First of all, there are really a number of different new
and delete
operators (an arbitrary number, really).
First, there are ::operator new
, ::operator new[]
, ::operator delete
and ::operator delete[]
. Second, for any class X
, there are X::operator new
, X::operator new[]
, X::operator delete
and X::operator delete[]
.
Between these, it's much more common to overload the class-specific operators than the global operators -- it's fairly common for the memory usage of a particular class to follow a specific enough pattern that you can write operators that provide substantial improvements over the defaults. It's generally much more difficult to predict memory usage nearly that accurately or specifically on a global basis.
It's probably also worth mentioning that although operator new
and operator new[]
are separate from each other (likewise for any X::operator new
and X::operator new[]
), there is no difference between the requirements for the two. One will be invoked to allocate a single object, and the other to allocate an array of objects, but each still just receives an amount of memory that's needed, and needs to return the address of a block of memory (at least) that large.

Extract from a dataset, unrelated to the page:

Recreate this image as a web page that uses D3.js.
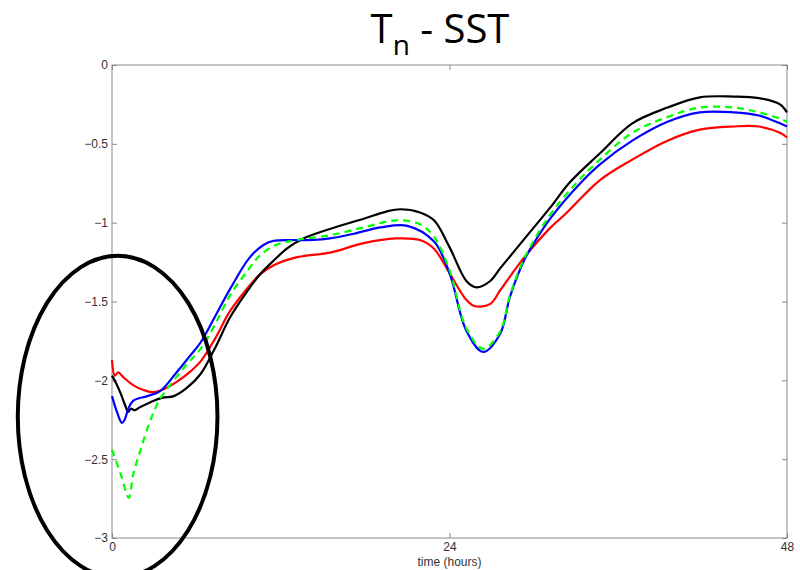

Speaking of requirements, it's probably worthwhile to review the other requirements1: the global operators must be truly global -- you may not put one inside a namespace or make one static in a particular translation unit. In other words, there are only two levels at which overloads can take place: a class-specific overload or a global overload. In-between points such as "all the classes in namespace X" or "all allocations in translation unit Y" are not allowed. The class-specific operators are required to be static
-- but you're not actually required to declare them as static -- they will be static whether you explicitly declare them static
or not. Officially, the global operators much return memory aligned so that it can be used for an object of any type. Unofficially, there's a little wiggle-room in one regard: if you get a request for a small block (e.g., 2 bytes) you only really need to provide memory aligned for an object up to that size, since attempting to store anything larger there would lead to undefined behavior anyway.
Having covered those preliminaries, let's get back to the original question about why you'd want to overload these operators. First, I should point out that the reasons for overloading the global operators tend to be substantially different from the reasons for overloading the class-specific operators.
Since it's more common, I'll talk about the class-specific operators first. The primary reason for class-specific memory management is performance. This commonly comes in either (or both) of two forms: either improving speed, or reducing fragmentation. Speed is improved by the fact that the memory manager will only deal with blocks of a particular size, so it can return the address of any free block rather than spending any time checking whether a block is large enough, splitting a block in two if it's too large, etc. Fragmentation is reduced in (mostly) the same way -- for example, pre-allocating a block large enough for N objects gives exactly the space necessary for N objects; allocating one object's worth of memory will allocate exactly the space for one object, and not a single byte more.
There's a much greater variety of reasons for overloading the global memory management operators. Many of these are oriented toward debugging or instrumentation, such as tracking the total memory needed by an application (e.g., in preparation for porting to an embedded system), or debugging memory problems by showing mismatches between allocating and freeing memory. Another common strategy is to allocate extra memory before and after the boundaries of each requested block, and writing unique patterns into those areas. At the end of execution (and possibly other times as well), those areas are examined to see if code has written outside the allocated boundaries. Yet another is to attempt to improve ease of use by automating at least some aspects of memory allocation or deletion, such as with an automated garbage collector.
A non-default global allocator can be used to improve performance as well. A typical case would be replacing a default allocator that was just slow in general (e.g., at least some versions of MS VC++ around 4.x would call the system HeapAlloc
and HeapFree
functions for every allocation/deletion operation). Another possibility I've seen in practice was occurred on Intel processors when using the SSE operations. These operate on 128-bit data. While the operations will work regardless of alignment, speed is improved when the data is aligned to 128-bit boundaries. Some compilers (e.g., MS VC++ again2) haven't necessarily enforced alignment to that larger boundary, so even though code using the default allocator would work, replacing the allocating could provide a substantial speed improvement for those operations.
- Most of the requirements are covered in §3.7.3 and §18.4 of the C++ standard (or §3.7.4 and §18.6 in C++0x, at least as of N3291).
- I feel obliged to point out that I don't intend to pick on Microsoft's compiler -- I doubt it has an unusual number of such problems, but I happen to use it a lot, so I tend to be quite aware of its problems.